After the roll back down the hill, I should be able to see a difference in acceleration. If the cart on the left has a lower acceleration, the two objects will separate. If the object on the right has a lower acceleration, the first object will slow down more causing the other object to push up against it. You can run this experiment yourself. The cart with the metal wheels does appear to have a lower acceleration and pull away from the wood-wheeled cart. Here is some data to show that.
It should be clear that these two have different accelerations. The top set of data is the cart with the wooden wheels with an acceleration of 0.992 m/s2. The bottom set is the cart with the metal wheels. It has an acceleration of 0.74 m/s2. Why are these accelerations so different from my values before? I hate to say this, but it might be the case that the accelerations are not constant (even though I said they were before). Take a look at this plot of the velocity for both of these carts.

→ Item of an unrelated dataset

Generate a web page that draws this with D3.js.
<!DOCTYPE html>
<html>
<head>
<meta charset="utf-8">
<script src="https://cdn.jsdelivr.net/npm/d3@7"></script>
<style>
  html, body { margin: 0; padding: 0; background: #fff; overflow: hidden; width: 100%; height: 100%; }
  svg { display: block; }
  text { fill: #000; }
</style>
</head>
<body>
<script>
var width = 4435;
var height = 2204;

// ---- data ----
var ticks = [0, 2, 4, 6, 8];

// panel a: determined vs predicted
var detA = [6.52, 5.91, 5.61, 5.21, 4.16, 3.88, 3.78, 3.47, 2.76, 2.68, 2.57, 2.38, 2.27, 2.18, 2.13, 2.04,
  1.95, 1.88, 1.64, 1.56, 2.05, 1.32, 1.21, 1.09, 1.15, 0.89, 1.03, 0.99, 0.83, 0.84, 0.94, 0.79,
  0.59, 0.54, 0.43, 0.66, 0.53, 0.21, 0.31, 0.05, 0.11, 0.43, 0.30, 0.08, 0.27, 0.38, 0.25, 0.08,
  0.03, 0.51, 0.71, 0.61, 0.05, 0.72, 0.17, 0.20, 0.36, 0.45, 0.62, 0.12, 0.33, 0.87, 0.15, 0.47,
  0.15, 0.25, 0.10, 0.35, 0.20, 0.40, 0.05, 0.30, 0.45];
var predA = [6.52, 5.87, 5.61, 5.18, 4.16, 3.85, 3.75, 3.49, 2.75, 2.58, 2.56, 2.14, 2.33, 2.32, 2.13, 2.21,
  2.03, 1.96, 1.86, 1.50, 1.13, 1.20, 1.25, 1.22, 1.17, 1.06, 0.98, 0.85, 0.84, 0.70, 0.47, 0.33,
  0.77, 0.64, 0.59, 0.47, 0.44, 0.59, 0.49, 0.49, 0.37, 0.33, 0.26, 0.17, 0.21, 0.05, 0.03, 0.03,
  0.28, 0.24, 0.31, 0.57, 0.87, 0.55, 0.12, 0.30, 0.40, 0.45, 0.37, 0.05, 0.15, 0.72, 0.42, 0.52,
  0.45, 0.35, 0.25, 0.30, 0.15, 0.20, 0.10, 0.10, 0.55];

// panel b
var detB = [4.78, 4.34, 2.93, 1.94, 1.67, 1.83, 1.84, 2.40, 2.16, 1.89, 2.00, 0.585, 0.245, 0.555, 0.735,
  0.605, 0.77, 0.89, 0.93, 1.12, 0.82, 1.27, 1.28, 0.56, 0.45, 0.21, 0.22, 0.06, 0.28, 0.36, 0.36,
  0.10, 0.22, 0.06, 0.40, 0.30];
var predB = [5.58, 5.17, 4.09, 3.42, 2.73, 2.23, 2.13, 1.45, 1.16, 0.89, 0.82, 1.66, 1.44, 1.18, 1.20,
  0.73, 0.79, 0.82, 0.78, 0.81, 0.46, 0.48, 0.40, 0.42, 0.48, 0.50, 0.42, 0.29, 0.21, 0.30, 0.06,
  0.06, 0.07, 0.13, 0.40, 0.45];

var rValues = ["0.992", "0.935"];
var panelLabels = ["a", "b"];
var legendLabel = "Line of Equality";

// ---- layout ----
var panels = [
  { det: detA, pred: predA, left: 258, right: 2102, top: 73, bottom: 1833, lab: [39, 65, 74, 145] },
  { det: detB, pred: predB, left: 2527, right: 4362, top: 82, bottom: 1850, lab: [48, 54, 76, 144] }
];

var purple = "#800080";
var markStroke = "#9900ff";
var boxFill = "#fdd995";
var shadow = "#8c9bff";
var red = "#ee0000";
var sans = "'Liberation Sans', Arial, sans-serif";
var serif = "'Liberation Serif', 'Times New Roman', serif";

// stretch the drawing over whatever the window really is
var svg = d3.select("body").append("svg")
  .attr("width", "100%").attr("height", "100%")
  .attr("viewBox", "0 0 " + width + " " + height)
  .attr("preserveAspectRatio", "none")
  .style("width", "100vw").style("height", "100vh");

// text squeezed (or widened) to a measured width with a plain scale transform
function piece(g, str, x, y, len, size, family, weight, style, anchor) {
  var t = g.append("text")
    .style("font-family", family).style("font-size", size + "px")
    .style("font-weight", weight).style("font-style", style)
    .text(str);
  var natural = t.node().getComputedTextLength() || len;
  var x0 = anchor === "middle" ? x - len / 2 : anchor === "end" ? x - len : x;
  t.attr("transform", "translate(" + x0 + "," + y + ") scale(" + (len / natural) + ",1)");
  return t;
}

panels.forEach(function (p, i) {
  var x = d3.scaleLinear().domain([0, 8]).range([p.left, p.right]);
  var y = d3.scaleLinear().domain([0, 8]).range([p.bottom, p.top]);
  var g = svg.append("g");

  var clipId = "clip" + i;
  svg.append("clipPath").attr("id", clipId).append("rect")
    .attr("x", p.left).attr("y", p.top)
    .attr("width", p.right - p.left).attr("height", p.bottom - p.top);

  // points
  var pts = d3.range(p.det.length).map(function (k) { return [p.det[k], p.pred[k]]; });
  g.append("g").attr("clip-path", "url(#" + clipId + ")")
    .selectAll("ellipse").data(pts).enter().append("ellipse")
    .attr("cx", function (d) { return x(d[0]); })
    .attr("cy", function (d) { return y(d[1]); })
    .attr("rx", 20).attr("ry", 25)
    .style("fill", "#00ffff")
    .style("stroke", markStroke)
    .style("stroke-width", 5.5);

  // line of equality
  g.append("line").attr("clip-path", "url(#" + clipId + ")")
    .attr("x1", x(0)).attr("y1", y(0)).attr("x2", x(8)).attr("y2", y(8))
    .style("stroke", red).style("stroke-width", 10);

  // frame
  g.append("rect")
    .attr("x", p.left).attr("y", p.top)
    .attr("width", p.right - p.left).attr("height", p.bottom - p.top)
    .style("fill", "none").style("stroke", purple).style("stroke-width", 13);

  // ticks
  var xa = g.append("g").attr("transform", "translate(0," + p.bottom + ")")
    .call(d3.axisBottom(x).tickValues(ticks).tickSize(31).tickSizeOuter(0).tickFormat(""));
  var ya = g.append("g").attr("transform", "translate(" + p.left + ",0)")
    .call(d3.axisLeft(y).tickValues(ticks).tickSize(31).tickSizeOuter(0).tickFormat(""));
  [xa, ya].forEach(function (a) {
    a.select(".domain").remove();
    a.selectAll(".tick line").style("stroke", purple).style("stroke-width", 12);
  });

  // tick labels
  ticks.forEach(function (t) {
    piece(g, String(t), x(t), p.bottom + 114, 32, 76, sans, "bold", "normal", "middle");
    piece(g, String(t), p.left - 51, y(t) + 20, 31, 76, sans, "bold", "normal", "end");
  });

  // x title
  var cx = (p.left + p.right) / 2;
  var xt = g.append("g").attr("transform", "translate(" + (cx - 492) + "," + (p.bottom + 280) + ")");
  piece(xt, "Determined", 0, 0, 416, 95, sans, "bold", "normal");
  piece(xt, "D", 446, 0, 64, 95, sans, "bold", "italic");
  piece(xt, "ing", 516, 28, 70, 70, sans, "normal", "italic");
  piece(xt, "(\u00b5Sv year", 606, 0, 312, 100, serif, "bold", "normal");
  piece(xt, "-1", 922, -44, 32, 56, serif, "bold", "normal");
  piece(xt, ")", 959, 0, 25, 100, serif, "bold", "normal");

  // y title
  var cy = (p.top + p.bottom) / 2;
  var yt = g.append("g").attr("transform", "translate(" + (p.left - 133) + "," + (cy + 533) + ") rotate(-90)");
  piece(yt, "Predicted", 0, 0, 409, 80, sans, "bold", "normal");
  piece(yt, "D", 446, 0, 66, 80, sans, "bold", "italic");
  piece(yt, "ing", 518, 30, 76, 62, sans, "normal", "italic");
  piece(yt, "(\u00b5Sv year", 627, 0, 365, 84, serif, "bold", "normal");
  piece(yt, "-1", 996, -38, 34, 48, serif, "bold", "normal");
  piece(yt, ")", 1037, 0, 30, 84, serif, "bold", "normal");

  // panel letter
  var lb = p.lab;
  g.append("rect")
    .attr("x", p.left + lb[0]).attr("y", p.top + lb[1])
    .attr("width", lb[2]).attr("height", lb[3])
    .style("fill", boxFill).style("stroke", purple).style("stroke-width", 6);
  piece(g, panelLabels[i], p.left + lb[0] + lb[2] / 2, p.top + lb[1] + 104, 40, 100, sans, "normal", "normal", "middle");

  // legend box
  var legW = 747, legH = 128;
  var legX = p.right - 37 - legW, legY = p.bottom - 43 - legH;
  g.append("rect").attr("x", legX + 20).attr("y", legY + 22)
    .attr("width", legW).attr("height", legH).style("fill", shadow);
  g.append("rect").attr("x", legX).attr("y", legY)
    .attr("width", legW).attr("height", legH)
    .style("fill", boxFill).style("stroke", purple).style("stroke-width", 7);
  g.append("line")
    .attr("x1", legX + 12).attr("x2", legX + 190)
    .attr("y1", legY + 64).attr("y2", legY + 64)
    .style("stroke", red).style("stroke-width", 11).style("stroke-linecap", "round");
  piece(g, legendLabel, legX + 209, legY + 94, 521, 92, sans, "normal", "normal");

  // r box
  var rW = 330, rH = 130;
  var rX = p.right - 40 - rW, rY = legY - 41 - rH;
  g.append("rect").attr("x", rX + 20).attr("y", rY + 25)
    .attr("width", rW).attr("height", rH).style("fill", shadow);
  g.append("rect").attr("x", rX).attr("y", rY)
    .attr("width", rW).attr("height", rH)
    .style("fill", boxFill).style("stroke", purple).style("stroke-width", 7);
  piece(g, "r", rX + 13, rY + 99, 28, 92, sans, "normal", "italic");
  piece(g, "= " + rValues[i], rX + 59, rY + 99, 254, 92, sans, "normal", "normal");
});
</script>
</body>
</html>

If the acceleration was constant, both of these velocities would be linear functions. If I had to guess (and apparently, I do) I would say that there are two different frictional coefficients. A coefficient at low speeds and one for higher speeds. It could be that the transition from high to low speed is around 3 m/s. Yes, I am just guessing here. It is also possible there is some non-constant force – something like air resistance.

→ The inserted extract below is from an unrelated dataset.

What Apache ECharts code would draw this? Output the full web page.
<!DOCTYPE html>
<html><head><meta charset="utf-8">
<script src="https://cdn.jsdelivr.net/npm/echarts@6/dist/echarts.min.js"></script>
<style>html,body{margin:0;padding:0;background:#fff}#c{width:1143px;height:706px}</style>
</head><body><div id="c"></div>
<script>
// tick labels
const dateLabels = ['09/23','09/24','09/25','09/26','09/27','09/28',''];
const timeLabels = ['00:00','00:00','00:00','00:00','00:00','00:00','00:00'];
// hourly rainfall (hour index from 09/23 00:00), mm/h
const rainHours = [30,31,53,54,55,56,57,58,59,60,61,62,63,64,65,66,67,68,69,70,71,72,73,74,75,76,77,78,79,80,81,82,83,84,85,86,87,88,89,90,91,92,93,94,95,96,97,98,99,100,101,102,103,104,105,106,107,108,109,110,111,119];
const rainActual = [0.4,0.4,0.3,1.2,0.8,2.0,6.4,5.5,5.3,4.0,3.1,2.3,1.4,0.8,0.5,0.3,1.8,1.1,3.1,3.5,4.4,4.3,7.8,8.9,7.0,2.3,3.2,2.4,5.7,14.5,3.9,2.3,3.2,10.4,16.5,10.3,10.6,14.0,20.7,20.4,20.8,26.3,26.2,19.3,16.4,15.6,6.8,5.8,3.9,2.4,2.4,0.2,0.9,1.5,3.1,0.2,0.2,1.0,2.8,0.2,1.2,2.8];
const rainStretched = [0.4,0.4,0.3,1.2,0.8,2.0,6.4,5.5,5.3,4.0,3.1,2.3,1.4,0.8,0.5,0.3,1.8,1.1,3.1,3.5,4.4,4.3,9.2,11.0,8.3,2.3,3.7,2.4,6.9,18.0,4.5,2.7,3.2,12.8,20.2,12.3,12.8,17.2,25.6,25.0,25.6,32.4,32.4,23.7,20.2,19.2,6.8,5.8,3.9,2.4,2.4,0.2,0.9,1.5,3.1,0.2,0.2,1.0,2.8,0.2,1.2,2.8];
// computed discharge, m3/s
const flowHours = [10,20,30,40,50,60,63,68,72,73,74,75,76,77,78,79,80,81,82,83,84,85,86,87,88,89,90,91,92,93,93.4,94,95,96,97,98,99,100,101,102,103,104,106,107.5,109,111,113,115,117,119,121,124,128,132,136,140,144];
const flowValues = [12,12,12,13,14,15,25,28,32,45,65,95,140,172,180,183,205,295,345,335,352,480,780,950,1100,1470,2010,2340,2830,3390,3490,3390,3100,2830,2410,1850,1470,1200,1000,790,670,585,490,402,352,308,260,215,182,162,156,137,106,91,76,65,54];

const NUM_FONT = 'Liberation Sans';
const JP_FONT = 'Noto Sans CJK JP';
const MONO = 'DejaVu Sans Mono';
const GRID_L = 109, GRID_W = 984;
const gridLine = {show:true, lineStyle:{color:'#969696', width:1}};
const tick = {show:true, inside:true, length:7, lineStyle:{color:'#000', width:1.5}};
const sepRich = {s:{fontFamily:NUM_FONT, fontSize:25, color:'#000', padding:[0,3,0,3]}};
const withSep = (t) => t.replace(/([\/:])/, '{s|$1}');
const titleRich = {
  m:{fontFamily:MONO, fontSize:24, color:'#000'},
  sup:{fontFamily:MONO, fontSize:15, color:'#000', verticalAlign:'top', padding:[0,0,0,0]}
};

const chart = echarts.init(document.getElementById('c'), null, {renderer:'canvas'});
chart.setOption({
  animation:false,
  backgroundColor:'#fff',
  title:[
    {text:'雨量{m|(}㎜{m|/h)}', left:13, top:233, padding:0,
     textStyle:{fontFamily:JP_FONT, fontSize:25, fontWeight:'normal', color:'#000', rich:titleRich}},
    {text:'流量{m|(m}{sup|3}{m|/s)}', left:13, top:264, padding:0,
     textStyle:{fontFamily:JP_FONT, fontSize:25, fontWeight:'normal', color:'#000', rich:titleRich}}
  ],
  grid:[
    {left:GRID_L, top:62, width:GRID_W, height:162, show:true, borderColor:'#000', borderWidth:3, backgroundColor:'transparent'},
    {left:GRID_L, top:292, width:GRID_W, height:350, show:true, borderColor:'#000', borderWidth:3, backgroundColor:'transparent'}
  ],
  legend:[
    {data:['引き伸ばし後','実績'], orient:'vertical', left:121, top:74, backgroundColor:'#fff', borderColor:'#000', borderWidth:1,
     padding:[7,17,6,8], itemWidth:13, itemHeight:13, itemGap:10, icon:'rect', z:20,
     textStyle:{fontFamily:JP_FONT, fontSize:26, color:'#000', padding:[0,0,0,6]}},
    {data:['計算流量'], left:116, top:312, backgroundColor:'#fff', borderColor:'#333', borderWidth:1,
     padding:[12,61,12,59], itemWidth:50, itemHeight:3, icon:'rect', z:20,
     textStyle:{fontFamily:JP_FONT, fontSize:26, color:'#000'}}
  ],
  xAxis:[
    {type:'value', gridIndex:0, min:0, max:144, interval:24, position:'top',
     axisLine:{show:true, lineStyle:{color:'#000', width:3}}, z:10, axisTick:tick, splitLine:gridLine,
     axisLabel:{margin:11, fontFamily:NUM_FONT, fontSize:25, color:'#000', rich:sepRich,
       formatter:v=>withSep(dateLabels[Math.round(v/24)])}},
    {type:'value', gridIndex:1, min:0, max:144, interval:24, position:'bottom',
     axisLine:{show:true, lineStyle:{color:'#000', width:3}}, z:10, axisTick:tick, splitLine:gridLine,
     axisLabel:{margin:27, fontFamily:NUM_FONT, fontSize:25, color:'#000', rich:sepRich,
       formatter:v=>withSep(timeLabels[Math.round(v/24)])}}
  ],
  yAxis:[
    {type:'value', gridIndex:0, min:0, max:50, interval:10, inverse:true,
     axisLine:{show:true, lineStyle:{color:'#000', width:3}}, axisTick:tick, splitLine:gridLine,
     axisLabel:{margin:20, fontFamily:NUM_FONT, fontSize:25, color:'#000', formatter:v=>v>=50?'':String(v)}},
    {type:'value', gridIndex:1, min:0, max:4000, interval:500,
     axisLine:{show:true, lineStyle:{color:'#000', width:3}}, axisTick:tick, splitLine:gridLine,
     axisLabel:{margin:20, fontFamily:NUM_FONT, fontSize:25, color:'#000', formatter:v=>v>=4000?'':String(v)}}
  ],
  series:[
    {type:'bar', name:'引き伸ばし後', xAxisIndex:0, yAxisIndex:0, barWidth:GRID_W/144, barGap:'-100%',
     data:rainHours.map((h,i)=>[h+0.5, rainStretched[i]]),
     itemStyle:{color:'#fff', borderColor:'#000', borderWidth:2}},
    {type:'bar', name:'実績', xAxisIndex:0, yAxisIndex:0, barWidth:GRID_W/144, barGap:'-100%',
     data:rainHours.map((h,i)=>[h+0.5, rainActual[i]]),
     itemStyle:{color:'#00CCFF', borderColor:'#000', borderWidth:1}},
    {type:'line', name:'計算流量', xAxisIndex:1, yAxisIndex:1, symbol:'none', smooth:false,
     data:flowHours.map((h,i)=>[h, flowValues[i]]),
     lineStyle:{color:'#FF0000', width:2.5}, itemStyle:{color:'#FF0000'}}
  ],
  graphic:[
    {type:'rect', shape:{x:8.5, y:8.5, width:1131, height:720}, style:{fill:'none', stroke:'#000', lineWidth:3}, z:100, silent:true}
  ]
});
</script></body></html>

At this point, I am just not sure. Really, I need a different level with a larger flat stretch. Yes, there must be some level out there that will help with this.

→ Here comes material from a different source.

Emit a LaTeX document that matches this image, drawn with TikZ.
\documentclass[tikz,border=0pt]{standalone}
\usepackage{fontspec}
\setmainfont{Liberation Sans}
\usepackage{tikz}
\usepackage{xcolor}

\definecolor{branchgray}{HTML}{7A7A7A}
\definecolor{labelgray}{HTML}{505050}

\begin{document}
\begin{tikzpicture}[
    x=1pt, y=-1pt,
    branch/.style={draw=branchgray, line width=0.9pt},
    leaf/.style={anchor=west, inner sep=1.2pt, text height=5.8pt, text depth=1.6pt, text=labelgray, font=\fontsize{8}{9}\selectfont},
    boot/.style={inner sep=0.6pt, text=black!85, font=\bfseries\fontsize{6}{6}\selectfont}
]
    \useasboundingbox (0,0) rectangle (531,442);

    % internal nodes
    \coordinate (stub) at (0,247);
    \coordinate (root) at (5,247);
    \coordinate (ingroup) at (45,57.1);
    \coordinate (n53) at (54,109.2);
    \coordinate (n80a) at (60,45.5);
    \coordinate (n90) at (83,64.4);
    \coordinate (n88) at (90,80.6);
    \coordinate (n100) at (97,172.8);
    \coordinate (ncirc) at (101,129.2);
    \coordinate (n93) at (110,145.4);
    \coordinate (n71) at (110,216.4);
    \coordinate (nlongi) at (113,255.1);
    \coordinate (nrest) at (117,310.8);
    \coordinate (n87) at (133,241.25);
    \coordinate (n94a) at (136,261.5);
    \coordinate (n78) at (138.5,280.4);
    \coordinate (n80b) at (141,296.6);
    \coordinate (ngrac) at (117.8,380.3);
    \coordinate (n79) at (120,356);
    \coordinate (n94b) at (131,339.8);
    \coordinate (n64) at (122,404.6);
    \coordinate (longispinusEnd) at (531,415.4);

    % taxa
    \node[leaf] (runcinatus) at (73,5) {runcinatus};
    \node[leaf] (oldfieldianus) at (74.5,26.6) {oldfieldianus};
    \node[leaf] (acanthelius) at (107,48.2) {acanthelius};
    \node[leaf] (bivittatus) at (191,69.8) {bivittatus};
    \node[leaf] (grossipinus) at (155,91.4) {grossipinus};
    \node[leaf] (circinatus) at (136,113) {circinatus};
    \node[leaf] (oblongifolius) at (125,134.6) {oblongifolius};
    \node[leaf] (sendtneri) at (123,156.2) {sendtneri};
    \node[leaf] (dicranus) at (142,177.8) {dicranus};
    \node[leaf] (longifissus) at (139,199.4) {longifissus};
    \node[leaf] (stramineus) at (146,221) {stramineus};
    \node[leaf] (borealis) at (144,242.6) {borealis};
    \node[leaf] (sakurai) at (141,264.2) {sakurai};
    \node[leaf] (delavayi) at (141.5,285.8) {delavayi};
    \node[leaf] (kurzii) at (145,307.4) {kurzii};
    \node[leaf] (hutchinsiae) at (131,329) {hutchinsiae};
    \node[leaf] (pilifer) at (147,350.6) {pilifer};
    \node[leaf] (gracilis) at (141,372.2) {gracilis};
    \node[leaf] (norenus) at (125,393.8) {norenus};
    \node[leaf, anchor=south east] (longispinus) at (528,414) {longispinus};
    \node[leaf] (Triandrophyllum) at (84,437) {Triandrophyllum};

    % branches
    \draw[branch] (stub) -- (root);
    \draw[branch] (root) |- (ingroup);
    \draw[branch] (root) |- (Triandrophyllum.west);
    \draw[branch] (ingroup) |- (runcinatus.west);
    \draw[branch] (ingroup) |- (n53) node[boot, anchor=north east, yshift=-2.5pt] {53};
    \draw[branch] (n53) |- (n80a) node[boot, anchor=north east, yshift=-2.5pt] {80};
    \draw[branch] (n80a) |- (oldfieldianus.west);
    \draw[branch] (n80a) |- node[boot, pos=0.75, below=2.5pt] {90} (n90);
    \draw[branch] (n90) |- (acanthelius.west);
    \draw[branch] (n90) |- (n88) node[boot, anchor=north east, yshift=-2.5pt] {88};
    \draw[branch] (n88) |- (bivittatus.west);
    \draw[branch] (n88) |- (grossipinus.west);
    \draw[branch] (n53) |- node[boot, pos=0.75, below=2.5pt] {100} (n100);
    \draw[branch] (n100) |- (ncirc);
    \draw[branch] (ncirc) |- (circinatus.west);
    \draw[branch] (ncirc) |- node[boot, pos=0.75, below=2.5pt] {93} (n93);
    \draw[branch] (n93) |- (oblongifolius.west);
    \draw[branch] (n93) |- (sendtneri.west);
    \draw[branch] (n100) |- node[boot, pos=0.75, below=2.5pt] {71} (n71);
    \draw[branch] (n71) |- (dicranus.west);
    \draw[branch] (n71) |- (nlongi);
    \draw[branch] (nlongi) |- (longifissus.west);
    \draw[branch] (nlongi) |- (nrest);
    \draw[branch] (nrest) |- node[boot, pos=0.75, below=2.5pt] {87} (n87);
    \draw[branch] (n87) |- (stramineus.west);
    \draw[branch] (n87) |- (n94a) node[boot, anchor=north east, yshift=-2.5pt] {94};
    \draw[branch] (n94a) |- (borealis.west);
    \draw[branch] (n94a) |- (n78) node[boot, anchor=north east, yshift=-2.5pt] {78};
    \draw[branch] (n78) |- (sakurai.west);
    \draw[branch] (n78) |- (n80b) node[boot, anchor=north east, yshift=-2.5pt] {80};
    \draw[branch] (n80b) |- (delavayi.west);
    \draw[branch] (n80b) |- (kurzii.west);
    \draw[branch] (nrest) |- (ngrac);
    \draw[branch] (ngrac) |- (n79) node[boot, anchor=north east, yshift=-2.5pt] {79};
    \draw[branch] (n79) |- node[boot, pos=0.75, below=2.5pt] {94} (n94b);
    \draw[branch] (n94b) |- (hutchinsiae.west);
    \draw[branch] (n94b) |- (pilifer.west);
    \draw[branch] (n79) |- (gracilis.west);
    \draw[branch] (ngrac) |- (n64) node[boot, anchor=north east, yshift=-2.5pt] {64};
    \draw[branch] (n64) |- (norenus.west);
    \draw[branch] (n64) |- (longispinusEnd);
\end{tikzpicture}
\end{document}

Let me first point out something important. Why would I look at the frictional forces before looking at other things? Once I have a good model for the frictional force, I can look at other forces. I can look a the fan, the motors, the soda bottles and stuff like that. If I didn’t know the frictional force, it would be quite difficult to exactly know how these other forces work.
Here are some other points.
- Friction mostly seems to work like I would expect in Bad Piggies.
- The acceleration of an object slowing due to friction does not depend on the mass that object.
- The coefficient of friction for wooden wheels and for metal wheels appear to be different with the metal wheels having a lower coefficient value.
- I did another quick test looking at the number of axles on a cart. It doesn’t seem to change the frictional force. This agrees with the standard real-world model for friction. Since there are more axles, each axle would have lower normal force – but there are more of them.
- The coefficient of kinetic friction for rolling wood wheels is about 0.128 and for metal wheels it is 0.096.
Here some other questions and things to do.
- I would love to find a nice steady incline on some level (not curved). With this inclined plane, I could look at the acceleration of an object for both going up and down the plane. On the way up, the frictional force would be in the same direction as the gravitational force. This would give a larger magnitude of acceleration than when it is going down the incline. From the difference in accelerations (up vs. down), I could get an estimate for the frictional force.
- With a good frictional model, I could do something cool. I could get a function for the shape of a slope on a particular level. Then I could use a numerical model in python and see if I could reproduce the exact same motion. That would be awesome.
- Is the coefficient of friction different for ground that looks like dirt or grass?
- What if you have one wooden wheel and one metal wheel. What would the effective coefficient of friction be? I can tell you from an informal test, it seems that the acceleration of a hybrid wood-metal wheel cart is lower than a pure wooden wheel cart. However, what if the center of mass is not in the center of the cart? This would mean more weight is on one of the wheels – and I think that would make that coefficient more significant than the other one.
It’s clear I need some more data on the frictional forces in Bad Piggies. If it was too easy, it wouldn’t be fun.